What were Donald Trump’s best campaign ads?

Those that featured his children.


Because Ivanka and Donald Jr. talking about what a great family man he is made folks feel better about his character than anything Donald Trump could have ever said about himself.

There is one major caveat to using stories as part of your communications strategy, though: They must be scalable and representative of something that is truly important to your audience.

So, for example, if you share an anecdote about a great experience a customer had at a bank, cynics will claim that maybe you found the one and only customer who had a positive experience.

If you can talk about how that story is an example of why you have the best-rated customer service, then you have something.

Hate him or love him, Trump’s communication tactics got him to the Oval Office.

Politics aside, there are a few lessons we can all take from his communication playbook.

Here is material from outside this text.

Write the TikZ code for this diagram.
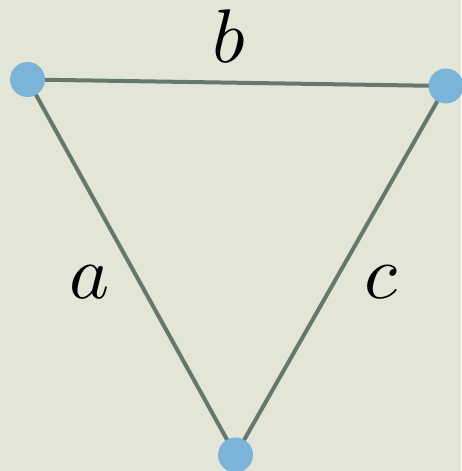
\documentclass[tikz,border=0pt]{standalone}
\definecolor{bgcol}{HTML}{E3E5D6}
\definecolor{edgecol}{HTML}{66786D}
\definecolor{dotcol}{HTML}{7BB4D8}
\begin{document}
\begin{tikzpicture}[x=1pt,y=-1pt,
  dot/.style={circle,fill=dotcol,minimum size=35pt,inner sep=0pt},
  edge/.style={draw=edgecol,line width=4pt},
  lbl/.style={anchor=base,inner sep=0pt,scale=7.6}]
\fill[bgcol] (0,0) rectangle (461,471);
\useasboundingbox (0,0) rectangle (461,471);
\coordinate (A) at (27.5,79.5);
\coordinate (B) at (446,86);
\coordinate (C) at (235.5,455);
\draw[edge] (A) -- (B);
\draw[edge] (A) -- (C);
\draw[edge] (B) -- (C);
\node[dot] (nA) at (A) {};
\node[dot] (nB) at (B) {};
\node[dot] (nC) at (C) {};
\node[lbl] (lb) at (229,62) {$b$};
\node[lbl] (la) at (89.5,298) {$a$};
\node[lbl] (lc) at (381,298) {$c$};
\end{tikzpicture}
\end{document}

image credit: Gage Skidmore

About Lee Carter

Lee Carter, president and partner of maslansky + partners , helps the world’s leading companies find the right language to address strategic challenges like crisis management and rebuilding brand trust. Lee is also a polling expert for media outlets and a frequent commentator on Fox News.

  • paulakiger

    First things first: I hate him, his message, his administration and its effect on our country. BUT —– you have a point. In addition to your points, he (or one of his strategists) “got” in a way no other candidate did, the deep deep deep deep void some Americans feel about their perception that they are not considered “important” despite all their hard work and values they feel are “All-American.” There is a local story in our region about a family where the husband/father came to the US illegally as a child and eventually married his wife, with the family settling in our area. 20 years ago he committed a felonious crime after which he completely turned everything around (according to the story and people I trust who know them). Not long after Trump took office, after decades of relatively quiet life and supporting himself/family, he went to a “regular” ICE checkin and was immediately detained (related to the 20 year old felony), where he remains, miles away from his family in a nasty cell with an uncertain future. The wife/mom voted for Trump and CONTINUES to support him. He (or he, following strategist instructions or instinct) tapped into something extremely deeply felt/believed and it defies me what that is or how to address it.